Auch regulatorische Risiken sind unverändert vorhanden. Zwar hat Peking seinen harten Kurs gegen die Tech-Branche zuletzt abgeschwächt, doch Unsicherheit bleibt. Jede Verschärfung könnte Investitionen verzögern oder die Profitabilität belasten.
Im internationalen Cloud-Geschäft wiederum agiert Alibaba in einem geopolitisch heiklen Umfeld. Die Einschränkungen beim Zugang zu hochmodernen Chips begrenzen die Wettbewerbsfähigkeit gegenüber westlichen Konkurrenten. KI-Rechenzentren benötigen modernste GPU-Cluster – und genau hier entstehen Engpässe.
Die Börse reagiert erleichtert – aber noch nicht überzeugt
Dass die Aktie vorbörslich steigt, zeigt Erleichterung. Doch der Kurs liegt weiterhin weit unter früheren Höchstständen. Die Investoren sehen zwar positive Signale, aber sie bewerten das Unternehmen strenger als früher. Die Zahlen beweisen, dass Alibaba operativ handlungsfähig bleibt – doch sie beweisen nicht, dass der Konzern die langfristige Strategie schon entschlüsselt hat.

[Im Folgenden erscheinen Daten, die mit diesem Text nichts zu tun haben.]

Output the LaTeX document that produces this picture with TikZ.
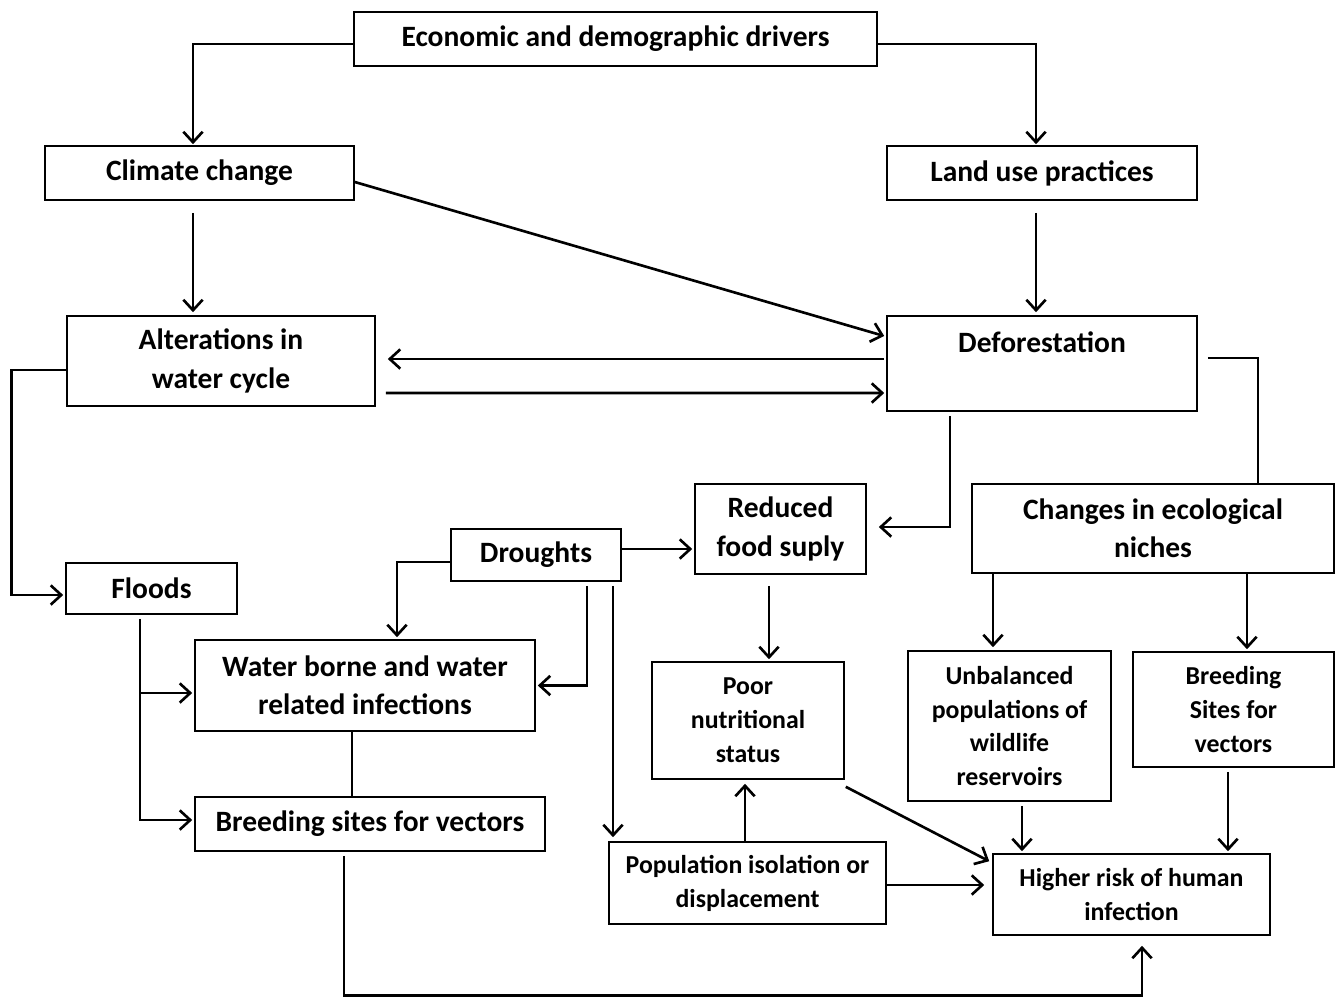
\documentclass[tikz,border=0pt]{standalone}
\usepackage{fontspec}
\setmainfont{Carlito}
\usetikzlibrary{arrows.meta,calc}
\begin{document}
\begin{tikzpicture}[x=0.02cm,y=-0.02cm,
  box/.style n args={2}{draw, line width=0.9pt, minimum width=#1*0.02cm, minimum height=#2*0.02cm,
    inner sep=0pt, align=center, font=\bfseries\fontsize{16.8}{21.8}\selectfont},
  tight/.style={font=\bfseries\fontsize{14.7}{19.3}\selectfont},
  txt/.style={inner sep=0pt, align=center, font=\bfseries\fontsize{16.8}{21.8}\selectfont},
  conn/.style={line width=1.5pt},
  arr/.style={conn, -{Straight Barb[length=6pt,width=11pt,line width=1.5pt]}}]
\useasboundingbox (0,0) rectangle (1339,998);
% boxes
\node[box={523}{54}] (econ) at (615.5,39) {Economic and demographic drivers};
\node[box={309}{54}] (climate) at (199.5,173) {Climate change};
\node[box={310}{54}] (land) at (1042,173) {Land use practices};
\node[box={308}{90}] (alter) at (221,361) {Alterations in\\water cycle};
\node[box={310}{95}] (defo) at (1042,363.5) {};
\node[txt] (defot) at (1042,342) {Deforestation};
\node[box={171}{90}] (reduced) at (780.5,529) {Reduced\\food suply};
\node[box={362}{89}] (changes) at (1153,528.5) {Changes in ecological\\niches};
\node[box={170}{52}] (droughts) at (536,555) {Droughts};
\node[box={171}{51}] (floods) at (151.5,588.5) {Floods};
\node[box={340}{91}] (water) at (365,685.5) {Water borne and water\\related infections};
\node[box={192}{117}, tight] (poor) at (748,720.5) {Poor\\nutritional\\status};
\node[box={203}{150}, tight] (unbal) at (1009.5,726) {Unbalanced\\populations of\\wildlife\\reservoirs};
\node[box={201}{115}, tight] (breedr) at (1233.5,709.5) {Breeding\\Sites for\\vectors};
\node[box={350}{54}] (breedl) at (370,824) {Breeding sites for vectors};
\node[box={277}{82}, tight] (popul) at (747.5,883) {Population isolation or\\displacement};
\node[box={277}{81}, tight] (higher) at (1131.5,894.5) {Higher risk of human\\infection};
% connectors
\draw[arr] ($(econ.west)+(0,5)$) -| ($(climate.north)+(-6.5,-1)$);
\draw[arr] ($(econ.east)+(0,5)$) -| ($(land.north)+(-6,-1)$);
\draw[arr] ($(climate.south)+(-6.5,12)$) -- ($(climate.south |- alter.north)+(-6.5,-3)$);
\draw[arr] ($(climate.east)+(0,9)$) -- ($(defo.west)+(-2,-27.5)$);
\draw[arr] ($(land.south)+(-6,12)$) -- ($(land.south |- defo.north)+(-6,-3)$);
\draw[arr] ($(defo.west)+(-2,-4.5)$) -- ($(alter.east)+(12,-2)$);
\draw[arr] ($(alter.east)+(10,32)$) -- ($(defo.west)+(-2,29.5)$);
\draw[arr] ($(alter.west)+(0,9)$) -- ++(-55,0) |- ($(floods.west)+(-2,6.5)$);
\draw[arr] ($(defo.south)+(-92,4)$) |- ($(reduced.east)+(12,-2)$);
\draw[conn] ($(defo.east)+(10,-5.5)$) -| ($(changes.north)+(105,0)$);
\draw[arr] ($(droughts.east)+(0,-6)$) -- ($(reduced.west)+(-2,20)$);
\draw[arr] ($(droughts.west)+(0,7)$) -| ($(water.north)+(32,-2)$);
\draw[arr] ($(droughts.south)+(51,4)$) |- ($(water.east)+(2,0)$);
\draw[arr] ($(droughts.south)+(77,4)$) -- ($(droughts.south |- popul.north)+(77,-4)$);
\draw[arr] ($(floods.south)+(-11.5,4)$) |- ($(breedl.west)+(-2,-4)$);
\draw[arr] ($(water.west)+(-55,7.5)$) -- ($(water.west)+(-2,7.5)$);
\draw[conn] ($(water.south)+(-13,0)$) -- ($(breedl.north)+(-18,0)$);
\draw[arr] ($(breedl.south)+(-26,4)$) -- ++(0,140) -| ($(higher.south)+(10.5,10)$);
\draw[arr] ($(reduced.south)+(-11.5,11)$) -- ($(reduced.south |- poor.north)+(-11.5,-2)$);
\draw[arr] ($(popul.north)+(-2.5,0)$) -- ($(popul.north |- poor.south)+(-2.5,4)$);
\draw[arr] ($(poor.south east)+(1,7)$) -- ($(higher.north west)+(-3,8)$);
\draw[arr] ($(popul.east)+(0,2)$) -- ($(higher.west)+(-8,-9.5)$);
\draw[arr] ($(changes.south)+(-160,0)$) -- ($(changes.south |- unbal.north)+(-160,-3)$);
\draw[arr] ($(changes.south)+(94,0)$) -- ($(changes.south |- breedr.north)+(94,-2)$);
\draw[arr] ($(unbal.south)+(12.5,4)$) -- ($(unbal.south |- higher.north)+(12.5,-2)$);
\draw[arr] ($(breedr.south)+(-5.5,4)$) -- ($(breedr.south |- higher.north)+(-5.5,-2)$);
\end{tikzpicture}
\end{document}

Die nächsten Quartale werden zeigen, ob Alibaba den Spagat schafft: Wettbewerb im Kerngeschäft, extrem kapitalintensive KI-Projekte, geopolitische Grenzen und eine schwach wachsende Heimatwirtschaft gleichzeitig zu managen. Das aktuelle Ergebnis ist ein Schritt in die richtige Richtung. Ob es der Beginn eines Trends ist, bleibt offen.